Tuesday, May 12, 2009

California $10,000 Tax Credit For New Home Buyers

As of March 1, 2009, California lawmakers approved a new budget that cut spending by $13 billion in an effort to reduce the state’s $42 billion deficit. Included in the budget is a provision allocating state funds for a $10,000 tax credit for home buyers.

The tax credit incentive represents hope for struggling home builders, but is it a repeat of the same thinking that brought about this economic turmoil? A large part of how we got into this mess was by making it easy for home buyers to temporarily afford a home, is this not another way of doing the same? Either way, it will be interesting to see how successful the tax credit is, and to see if it starts a trend in other construction dependent states.

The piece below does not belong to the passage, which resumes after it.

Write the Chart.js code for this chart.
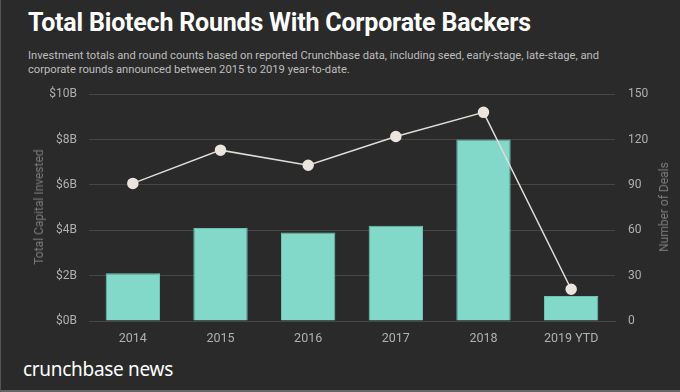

The $10,000 tax credit is for home buyers that purchase a new home between March 1, 2009 and March 1, 2010. The bill set aside $100 million for the tax credit, so after 10,000 new homes are purchased, the credit is gone. Last month, an estimated 29,458 new and resale houses were sold statewide; if you want the incentive, you probably won’t want to wait until next March.


Below are details about the tax credit.

1. The $10,000 tax credit is not a loan and if the home remains your primary residence for 2-years, you do not have to pay any portion of the tax credit back.

2. The tax credit is for new homes only. The construction of a new home generates more tax revenues than the $10,000 tax credit will cost, so the credit is limited to the purchase of new homes. You will not qualify for the state tax credit if you buy an existing home.

3. The tax credit is good for 5% of the home’s price or $10,000, whichever is less.
Examples: (price of home x .05)

If you purchase a new home that costs $150,000, your tax credit will be $7,500.
If you purchase a new home that costs $200,000, your tax credit will be $10,000.
If you purchase a new home that costs $450,000, your tax credit will be $10,000.

4. Home buyers will receive the tax credit, in equal amounts, over 3-years.

Examples: (Tax Credit / 3)

If your tax credit is $7,500, you will receive a tax credit of $2,500 each year for three years.
If your tax credit is $10,000, you will receive a tax credit of $3,333.33 each year for three years.
5. Unlike the $8,000 federal tax credit, the California state tax credit is not limited to first-time home buyers.

6. There are no maximum income limitations so any buyer purchasing a previously unoccupied home can qualify for the tax credit.

7. The tax credit only applies if the purchased home is your primary residence.

8. There is no down payment requirement to receive the $10,000 tax credit.

9. The $10,000 state tax credit can be used along with the $8,000 federal tax credit for home buyers. If you’re a first-time home buyer, and you purchase a new home in California that costs more than $200,000, you’ll get $18,000 in tax credits.

10. The tax credit is limited to the first 10,000 new home purchases.